WHAT NEEDS TO BE DONE — Reproduce all of the data that follows, character for character.

EXERCISE DATA —

----

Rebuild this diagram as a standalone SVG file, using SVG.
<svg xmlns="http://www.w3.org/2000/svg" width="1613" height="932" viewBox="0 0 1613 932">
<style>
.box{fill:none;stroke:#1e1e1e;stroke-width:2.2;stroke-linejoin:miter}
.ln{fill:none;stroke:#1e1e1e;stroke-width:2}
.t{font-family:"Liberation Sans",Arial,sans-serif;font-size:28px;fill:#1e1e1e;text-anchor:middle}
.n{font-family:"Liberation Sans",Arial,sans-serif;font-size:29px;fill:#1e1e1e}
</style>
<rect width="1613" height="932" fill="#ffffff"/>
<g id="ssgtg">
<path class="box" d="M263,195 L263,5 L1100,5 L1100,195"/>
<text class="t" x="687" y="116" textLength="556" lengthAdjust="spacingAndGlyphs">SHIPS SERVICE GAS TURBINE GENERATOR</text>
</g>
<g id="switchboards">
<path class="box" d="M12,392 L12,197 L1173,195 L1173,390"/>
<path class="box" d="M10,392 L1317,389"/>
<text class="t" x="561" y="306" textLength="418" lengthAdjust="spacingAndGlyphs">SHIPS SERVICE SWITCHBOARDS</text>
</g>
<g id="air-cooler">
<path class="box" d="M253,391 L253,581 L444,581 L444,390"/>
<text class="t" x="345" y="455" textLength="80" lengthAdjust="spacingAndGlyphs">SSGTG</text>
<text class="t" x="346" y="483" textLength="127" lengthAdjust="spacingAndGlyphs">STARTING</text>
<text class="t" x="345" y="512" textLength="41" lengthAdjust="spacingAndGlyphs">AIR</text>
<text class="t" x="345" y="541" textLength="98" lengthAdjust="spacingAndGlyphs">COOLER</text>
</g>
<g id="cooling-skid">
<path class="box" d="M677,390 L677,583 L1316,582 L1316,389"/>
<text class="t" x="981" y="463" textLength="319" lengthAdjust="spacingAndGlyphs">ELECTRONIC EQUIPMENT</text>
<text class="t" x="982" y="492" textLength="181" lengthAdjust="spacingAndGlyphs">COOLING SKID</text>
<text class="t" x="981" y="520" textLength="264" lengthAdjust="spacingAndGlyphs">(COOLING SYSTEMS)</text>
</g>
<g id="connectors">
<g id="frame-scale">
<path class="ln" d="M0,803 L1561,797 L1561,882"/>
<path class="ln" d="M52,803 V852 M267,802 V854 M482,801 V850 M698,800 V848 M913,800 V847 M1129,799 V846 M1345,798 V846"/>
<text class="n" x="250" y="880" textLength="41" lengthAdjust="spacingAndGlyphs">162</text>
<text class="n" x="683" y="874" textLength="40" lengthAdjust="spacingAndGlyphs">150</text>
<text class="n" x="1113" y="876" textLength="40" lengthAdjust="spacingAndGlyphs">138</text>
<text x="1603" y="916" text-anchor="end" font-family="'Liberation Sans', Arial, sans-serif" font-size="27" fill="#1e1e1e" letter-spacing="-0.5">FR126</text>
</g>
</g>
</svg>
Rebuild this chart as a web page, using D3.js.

----

FULL SOLUTION —
Rebuild this diagram as a standalone SVG file, using SVG.
<svg xmlns="http://www.w3.org/2000/svg" width="1613" height="932" viewBox="0 0 1613 932">
<style>
.box{fill:none;stroke:#1e1e1e;stroke-width:2.2;stroke-linejoin:miter}
.ln{fill:none;stroke:#1e1e1e;stroke-width:2}
.t{font-family:"Liberation Sans",Arial,sans-serif;font-size:28px;fill:#1e1e1e;text-anchor:middle}
.n{font-family:"Liberation Sans",Arial,sans-serif;font-size:29px;fill:#1e1e1e}
</style>
<rect width="1613" height="932" fill="#ffffff"/>
<g id="ssgtg">
<path class="box" d="M263,195 L263,5 L1100,5 L1100,195"/>
<text class="t" x="687" y="116" textLength="556" lengthAdjust="spacingAndGlyphs">SHIPS SERVICE GAS TURBINE GENERATOR</text>
</g>
<g id="switchboards">
<path class="box" d="M12,392 L12,197 L1173,195 L1173,390"/>
<path class="box" d="M10,392 L1317,389"/>
<text class="t" x="561" y="306" textLength="418" lengthAdjust="spacingAndGlyphs">SHIPS SERVICE SWITCHBOARDS</text>
</g>
<g id="air-cooler">
<path class="box" d="M253,391 L253,581 L444,581 L444,390"/>
<text class="t" x="345" y="455" textLength="80" lengthAdjust="spacingAndGlyphs">SSGTG</text>
<text class="t" x="346" y="483" textLength="127" lengthAdjust="spacingAndGlyphs">STARTING</text>
<text class="t" x="345" y="512" textLength="41" lengthAdjust="spacingAndGlyphs">AIR</text>
<text class="t" x="345" y="541" textLength="98" lengthAdjust="spacingAndGlyphs">COOLER</text>
</g>
<g id="cooling-skid">
<path class="box" d="M677,390 L677,583 L1316,582 L1316,389"/>
<text class="t" x="981" y="463" textLength="319" lengthAdjust="spacingAndGlyphs">ELECTRONIC EQUIPMENT</text>
<text class="t" x="982" y="492" textLength="181" lengthAdjust="spacingAndGlyphs">COOLING SKID</text>
<text class="t" x="981" y="520" textLength="264" lengthAdjust="spacingAndGlyphs">(COOLING SYSTEMS)</text>
</g>
<g id="connectors">
<g id="frame-scale">
<path class="ln" d="M0,803 L1561,797 L1561,882"/>
<path class="ln" d="M52,803 V852 M267,802 V854 M482,801 V850 M698,800 V848 M913,800 V847 M1129,799 V846 M1345,798 V846"/>
<text class="n" x="250" y="880" textLength="41" lengthAdjust="spacingAndGlyphs">162</text>
<text class="n" x="683" y="874" textLength="40" lengthAdjust="spacingAndGlyphs">150</text>
<text class="n" x="1113" y="876" textLength="40" lengthAdjust="spacingAndGlyphs">138</text>
<text x="1603" y="916" text-anchor="end" font-family="'Liberation Sans', Arial, sans-serif" font-size="27" fill="#1e1e1e" letter-spacing="-0.5">FR126</text>
</g>
</g>
</svg>
Rebuild this chart as a web page, using D3.js.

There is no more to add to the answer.